Florida’s first half in the Donald L. Tucker Center — home to so many bad memories for the Gators men in recent years — was the stuff of nightmares.
If you sleepwalk in nightmares, anyway.
The Gators shot poorly, defended worse, got called for two technical fouls, and generally looked outclassed and outfought by a short-handed and winless Florida State team in those first 20 minutes, going into the locker room down 43-26.
But in the first five minutes of the second half, the Gators were wide awake — and good enough to leave anyone watching wide-eyed.
Within the first five minutes of the second half, Florida slashed that halftime deficit to a single point, and over the next five, the Gators completed a ferocious 33-5 run that gave them a lead they would defend well down the stretch to earn a 76-67 triumph that was both their first in Tallahassee since 2012 and a testament to what this team is capable of when it asserts itself on the floor.
That temperament was missing in the first half, as Florida scuffled and struggled in several ways. Most notably, the Gators could not produce anything consistently on offense, with FSU shading its defense to deny Colin Castleton touches after he got an offensive rebound and a dunk to put Florida up 3-0 in the early goings. FSU staged a 10-2 run to snatch the lead, then another 10-0 run to get a double-figure advantage, and a Gators squad that made just three of its first 19 shots had no answers.

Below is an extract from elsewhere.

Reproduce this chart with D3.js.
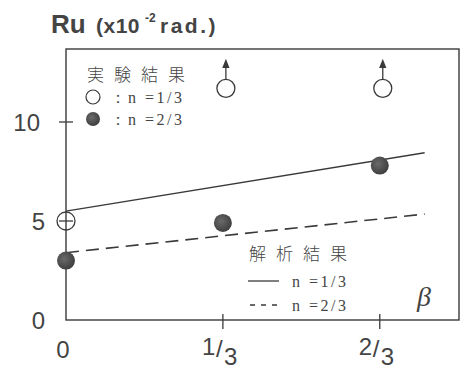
<!DOCTYPE html>
<html><head><meta charset="utf-8">
<script src="https://cdn.jsdelivr.net/npm/d3@7"></script>
<style>body{margin:0;background:#fff}svg{display:block}</style>
</head><body><svg id="c" width="460" height="374"></svg>
<script>
// ---- data ----
const xTickValues = [0, 1/3, 2/3];
const xTickNums = ["0", "1", "2"];
const xTickDens = ["", "3", "3"];
const yTickValues = [0, 5, 10];
const yTickLabels = ["0", "5", "10"];
// experimental: open circles (n=1/3), arrows mean "greater than"
const openBeta = [0, 1/3, 2/3];
const openRu = [5.0, 11.7, 11.7];
const openArrow = [false, true, true];
// experimental: filled circles (n=2/3)
const filledBeta = [0, 1/3, 2/3];
const filledRu = [3.0, 4.9, 7.8];
// analysis lines
const lineBeta = [0, 0.762];
const lineRu13 = [5.5, 8.45];
const lineRu23 = [3.4, 5.35];

const svg = d3.select("#c");
const ink = "#3a3a3a";
const sans = "Liberation Sans, Arial, sans-serif";
const serif = "Liberation Serif, serif";
const x = d3.scaleLinear().domain([0, 0.835]).range([66, 459]);
const y = d3.scaleLinear().domain([0, 10]).range([320, 122]);

// frame
const g = svg.append("g");
g.append("rect").attr("x", x(0)).attr("y", 49).attr("width", x(0.835) - x(0)).attr("height", y(0) - 49)
  .attr("fill", "none").attr("stroke", ink).attr("stroke-width", 1.4);

// y ticks
g.selectAll(".yt").data(yTickValues.filter(v => v > 0)).join("line")
  .attr("x1", x(0) - 7).attr("x2", x(0) + 7).attr("y1", d => y(d)).attr("y2", d => y(d))
  .attr("stroke", ink).attr("stroke-width", 1.3);
g.selectAll(".yl").data(yTickValues).join("text")
  .attr("x", d => d >= 10 ? 40 : 45).attr("y", d => y(d) + 9).attr("text-anchor", "end")
  .attr("font-family", sans).attr("font-size", 24).attr("fill", "#444")
  .text((d, i) => yTickLabels[i]);

// x ticks
g.selectAll(".xt").data(xTickValues.filter(v => v > 0)).join("line")
  .attr("x1", d => x(d)).attr("x2", d => x(d)).attr("y1", y(0) - 6).attr("y2", y(0) + 9)
  .attr("stroke", ink).attr("stroke-width", 1.3);
xTickValues.forEach((v, i) => {
  const base = { "font-family": sans, "font-size": 24, "fill": "#444" };
  const mk = (tx, ty, s, anchor) => {
    const t = g.append("text").attr("x", tx).attr("y", ty).attr("text-anchor", anchor || "start").text(s);
    Object.entries(base).forEach(([k, val]) => t.attr(k, val));
  };
  if (xTickDens[i] === "") {
    mk(x(v) - 3, 358, xTickNums[i], "middle");
  } else {
    mk(x(v) - 21, 355, xTickNums[i]);
    mk(x(v) - 7, 357, "/");
    mk(x(v) + 1, 365, xTickDens[i]);
  }
});

// analysis lines
const lineGen = d3.line().x(d => x(d[0])).y(d => y(d[1]));
g.append("path").datum(lineBeta.map((b, i) => [b, lineRu13[i]])).attr("d", lineGen)
  .attr("fill", "none").attr("stroke", ink).attr("stroke-width", 1.4);
g.append("path").datum(lineBeta.map((b, i) => [b, lineRu23[i]])).attr("d", lineGen)
  .attr("fill", "none").attr("stroke", ink).attr("stroke-width", 1.6).attr("stroke-dasharray", "13,7");

// gradient for filled dots
const defs = svg.append("defs");
const rg = defs.append("radialGradient").attr("id", "dot").attr("cx", "40%").attr("cy", "40%").attr("r", "65%");
rg.append("stop").attr("offset", "0%").attr("stop-color", "#6a6a6a");
rg.append("stop").attr("offset", "100%").attr("stop-color", "#3c3c3c");

// filled dots
g.selectAll(".fd").data(filledBeta).join("circle")
  .attr("cx", d => x(d)).attr("cy", (d, i) => y(filledRu[i])).attr("r", 9)
  .attr("fill", "url(#dot)");

// open dots
g.selectAll(".od").data(openBeta).join("circle")
  .attr("cx", (d, i) => x(d) + (openArrow[i] ? 3 : 0)).attr("cy", (d, i) => y(openRu[i])).attr("r", 9)
  .attr("fill", "none").attr("stroke", ink).attr("stroke-width", 1.3);

// arrows on open dots
defs.append("marker").attr("id", "ah").attr("viewBox", "0 0 10 10").attr("refX", 5).attr("refY", 5)
  .attr("markerWidth", 7).attr("markerHeight", 9).attr("orient", "auto")
  .append("path").attr("d", "M0,1 L10,5 L0,9 Z").attr("fill", ink);
openBeta.forEach((b, i) => {
  if (!openArrow[i]) return;
  g.append("line").attr("x1", x(b) + 3).attr("x2", x(b) + 3)
    .attr("y1", y(openRu[i]) - 9).attr("y2", y(openRu[i]) - 25)
    .attr("stroke", ink).attr("stroke-width", 1.3).attr("marker-end", "url(#ah)");
});

// title
const title = (tx, ty, s, size, ls) => svg.append("text").attr("x", tx).attr("y", ty)
  .attr("font-family", sans).attr("font-weight", "bold").attr("fill", "#444")
  .attr("font-size", size).attr("letter-spacing", ls || 0).text(s);
title(51, 33, "Ru", 26, 0);
title(96, 33, "(x10", 21, 0.5);
title(145, 22, "-2", 12, 0);
title(160, 33, "rad.)", 21, 2.5);

// legends
const jp = "Noto Sans CJK JP, sans-serif";
const leg = svg.append("g").attr("fill", "#444");
leg.append("text").attr("x", 87).attr("y", 81).attr("font-family", jp).attr("font-size", 17)
  .attr("letter-spacing", 10).attr("font-weight", 300).text("実験結果");
leg.append("circle").attr("cx", 93).attr("cy", 97).attr("r", 7).attr("fill", "none").attr("stroke", ink).attr("stroke-width", 1.2);
leg.append("circle").attr("cx", 93).attr("cy", 119).attr("r", 7).attr("fill", "url(#dot)");
const lt = ["n =1/3", "n =2/3"];
lt.forEach((s, i) => {
  leg.append("text").attr("x", 110).attr("y", 103 + i * 22).attr("font-family", serif)
    .attr("font-size", 16).text("：");
  leg.append("text").attr("x", 128).attr("y", 103 + i * 22).attr("font-family", serif)
    .attr("font-size", 16).attr("letter-spacing", 2.5).text(s);
});
leg.append("text").attr("x", 249).attr("y", 260).attr("font-family", jp).attr("font-size", 17)
  .attr("letter-spacing", 10).attr("font-weight", 300).text("解析結果");
leg.append("line").attr("x1", 248).attr("x2", 279).attr("y1", 281).attr("y2", 281).attr("stroke", ink).attr("stroke-width", 1.3);
leg.append("line").attr("x1", 250).attr("x2", 281).attr("y1", 305).attr("y2", 305).attr("stroke", ink).attr("stroke-width", 1.3).attr("stroke-dasharray", "5,6");
leg.append("text").attr("x", 292).attr("y", 287).attr("font-family", serif).attr("font-size", 16).attr("letter-spacing", 2.5).text("n =1/3");
leg.append("text").attr("x", 292).attr("y", 311).attr("font-family", serif).attr("font-size", 16).attr("letter-spacing", 2.5).text("n =2/3");
leg.append("text").attr("x", 417).attr("y", 306).attr("font-family", serif)
  .attr("font-style", "italic").attr("font-size", 28).text("β");
</script></body></html>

Worse, uneven officiating cost Florida two points on free throws for a technical foul for a flop by Trey Bonham that appeared questionable on replay and another tech on Alex Fudge for some combination of calling “and one!” and glowering at an FSU player after dunking through contact — and Fudge was caught on ESPN cameras apparently yelling at Florida coaches after that foul was assessed.
But Bonham, Castleton, and Fudge would all figure prominently in Florida’s comeback.
The diminutive Bonham sparked much of Florida’s post-intermission push, hitting a three for the Gators’ first points of the second half and chipping in five points and three assists during the 33-5 span. Given a large number of touches by more persistent offensive focus, Castleton stamped his usual dominance on the game, ultimately ending up with 25 points and nine rebounds after spending the second half going on, through, and over defenders around the rim.
And Fudge? Well, he just exploded for one of the greatest dunks in Florida’s history.
That annihilation of 7’4” Naheem McLeod — who would later foul out with zero points after what would have been a long night of being bullied by Castleton and Jason Jitoboh even without having Fudge elevate above him with malice — counted for half of Fudge’s mere four points on the evening. But it was emblematic of a half he spent using his athleticism to make winning plays away from the ball and the rim, as he collected four boards and two blocks — one of the sensational chasedown variety, which averted an FSU layup that would have cut Florida’s lead to seven points during a ragged stretch in which the Seminoles could have responded to the Gators’ surge with a run of their own.
That was not to be — and, despite slowing down considerably on offense to finish the game, Florida’s comeback from 17 down was completed, giving these Gators the second-largest comeback from dire straits at intermission in program history.
How impressive the result of a nine-point win really is against FSU — which played just nine players, made three of its 16 threes, had 16 turnovers, and dropped to 0-4 for the first time since 1959 — is debatable.
But for a night, these Gators suggested that there’s a chance their best ball makes them look pretty close to unbeatable — and, with a superlative stretch of play, earned a memorable rivalry victory.